The line holding "const chart = echarts.init(document.getElementById('chart'));" is the last one to output; start at the first line of the data, keep every line in between exactly, and leave out pictures.

* _Data provided_
+ + + + + + +

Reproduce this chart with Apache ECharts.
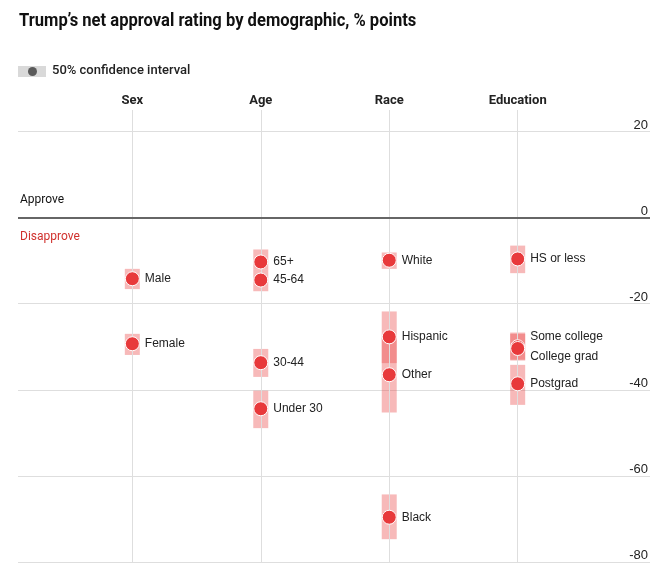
<!DOCTYPE html>
<html>
<head>
<meta charset="utf-8">
<script src="https://cdn.jsdelivr.net/npm/echarts@6/dist/echarts.min.js"></script>
<style>
  html, body { margin: 0; padding: 0; background: #fff; }
  #chart { width: 668px; height: 573px; }
</style>
</head>
<body>
<div id="chart"></div>
<script>
// demographic groups (columns) and subgroups
const groups = ['Sex', 'Age', 'Race', 'Education'];
const subgroups = ['Male', 'Female', '65+', '45-64', '30-44', 'Under 30',
  'White', 'Hispanic', 'Other', 'Black',
  'HS or less', 'Some college', 'College grad', 'Postgrad'];
const groupOf = [0, 0, 1, 1, 1, 1, 2, 2, 2, 2, 3, 3, 3, 3];
// net approval, % points
const netApproval = [-14.2, -29.3, -10.3, -14.5, -33.7, -44.4,
  -9.9, -27.7, -36.5, -69.6, -9.6, -30.0, -30.4, -38.6];
// 50% confidence interval
const ciHigh = [-11.9, -27.0, -7.4, -12.0, -30.5, -40.2,
  -8.1, -21.8, -27.9, -64.3, -6.5, -26.7, -27.0, -34.2];
const ciLow = [-16.6, -31.9, -12.0, -17.1, -37.0, -48.9,
  -11.9, -33.8, -45.3, -74.7, -12.9, -33.0, -33.2, -43.5];

const COND = "Roboto, 'DejaVu Sans Condensed', sans-serif";
const SANS = "'Liberation Sans', Arial, sans-serif";
const labelShift = { 'Some college': -10, 'College grad': 8 };

const chart = echarts.init(document.getElementById('chart'));

chart.setOption({
  animation: false,
  textStyle: { fontFamily: SANS },
  graphic: [
    { type: 'text', left: 19, top: 12, scaleX: 0.92,
      style: { text: 'Trump\u2019s net approval rating by demographic, % points', font: 'bold 18px ' + COND, fill: '#111' } },
    { type: 'rect', left: 18, top: 66, shape: { width: 28, height: 11 }, style: { fill: '#d9d9d9' } },
    { type: 'circle', left: 28, top: 67, shape: { r: 4.5 }, style: { fill: '#5a5a5a' } },
    { type: 'text', left: 52, top: 64, style: { text: '50% confidence interval', font: '500 13px ' + COND, fill: '#222' } },
    { type: 'text', left: 20, top: 194, style: { text: 'Approve', font: '12px ' + COND, fill: '#111' } },
    { type: 'text', left: 20, top: 231, style: { text: 'Disapprove', font: '12px ' + COND, fill: '#d0312d' } }
  ],
  grid: { left: 18, right: 18, top: 110, bottom: 11 },
  xAxis: {
    type: 'value',
    position: 'top',
    min: -0.89,
    max: 4.03,
    axisLine: { show: false },
    axisTick: { show: false },
    splitLine: { show: false },
    axisLabel: {
      customValues: [0, 1, 2, 3],
      formatter: v => groups[v],
      margin: 3,
      fontFamily: COND,
      fontSize: 13,
      fontWeight: 'bold',
      color: '#222'
    }
  },
  yAxis: {
    type: 'value',
    position: 'right',
    min: -80,
    max: 25,
    interval: 20,
    axisLine: { show: false },
    axisTick: { show: false },
    splitLine: { showMaxLine: false, lineStyle: { color: '#dedede', width: 1 } },
    axisLabel: {
      inside: true,
      showMaxLabel: false,
      margin: 2,
      verticalAlign: 'bottom',
      fontFamily: SANS,
      fontSize: 13,
      color: '#222'
    }
  },
  series: [
    {
      type: 'custom',
      name: 'ci',
      silent: true,
      z: 1,
      data: subgroups.map((s, i) => [groupOf[i], ciHigh[i], ciLow[i]]),
      renderItem(params, api) {
        const top = api.coord([api.value(0), api.value(1)]);
        const bot = api.coord([api.value(0), api.value(2)]);
        return {
          type: 'rect',
          shape: { x: top[0] - 7.5, y: top[1], width: 15, height: bot[1] - top[1] },
          style: { fill: 'rgba(232,62,62,0.36)' }
        };
      },
      markLine: {
        silent: true,
        symbol: ['none', 'none'],
        label: { show: false },
        data: groups.map((g, i) => ({ xAxis: i, lineStyle: { color: '#dedede', width: 1, type: 'solid' } }))
          .concat([{ yAxis: 0, lineStyle: { color: '#666', width: 2, type: 'solid' } }])
      }
    },
    {
      type: 'scatter',
      name: 'net',
      z: 10,
      symbolSize: 14,
      itemStyle: { color: '#e8393b', borderColor: '#fff', borderWidth: 1, opacity: 1 },
      label: {
        show: true,
        position: 'right',
        distance: 5,
        fontSize: 12,
        color: '#222',
        formatter: p => p.name
      },
      data: subgroups.map((s, i) => ({
        name: s,
        value: [groupOf[i], netApproval[i]],
        label: { offset: [0, labelShift[s] || 0] }
      }))
    }
  ]
});
</script>
</body>
</html>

+ + + + + + +

* _Solution for this task_
Reproduce this chart with Apache ECharts.
<!DOCTYPE html>
<html>
<head>
<meta charset="utf-8">
<script src="https://cdn.jsdelivr.net/npm/echarts@6/dist/echarts.min.js"></script>
<style>
  html, body { margin: 0; padding: 0; background: #fff; }
  #chart { width: 668px; height: 573px; }
</style>
</head>
<body>
<div id="chart"></div>
<script>
// demographic groups (columns) and subgroups
const groups = ['Sex', 'Age', 'Race', 'Education'];
const subgroups = ['Male', 'Female', '65+', '45-64', '30-44', 'Under 30',
  'White', 'Hispanic', 'Other', 'Black',
  'HS or less', 'Some college', 'College grad', 'Postgrad'];
const groupOf = [0, 0, 1, 1, 1, 1, 2, 2, 2, 2, 3, 3, 3, 3];
// net approval, % points
const netApproval = [-14.2, -29.3, -10.3, -14.5, -33.7, -44.4,
  -9.9, -27.7, -36.5, -69.6, -9.6, -30.0, -30.4, -38.6];
// 50% confidence interval
const ciHigh = [-11.9, -27.0, -7.4, -12.0, -30.5, -40.2,
  -8.1, -21.8, -27.9, -64.3, -6.5, -26.7, -27.0, -34.2];
const ciLow = [-16.6, -31.9, -12.0, -17.1, -37.0, -48.9,
  -11.9, -33.8, -45.3, -74.7, -12.9, -33.0, -33.2, -43.5];

const COND = "Roboto, 'DejaVu Sans Condensed', sans-serif";
const SANS = "'Liberation Sans', Arial, sans-serif";
const labelShift = { 'Some college': -10, 'College grad': 8 };

const chart = echarts.init(document.getElementById('chart'));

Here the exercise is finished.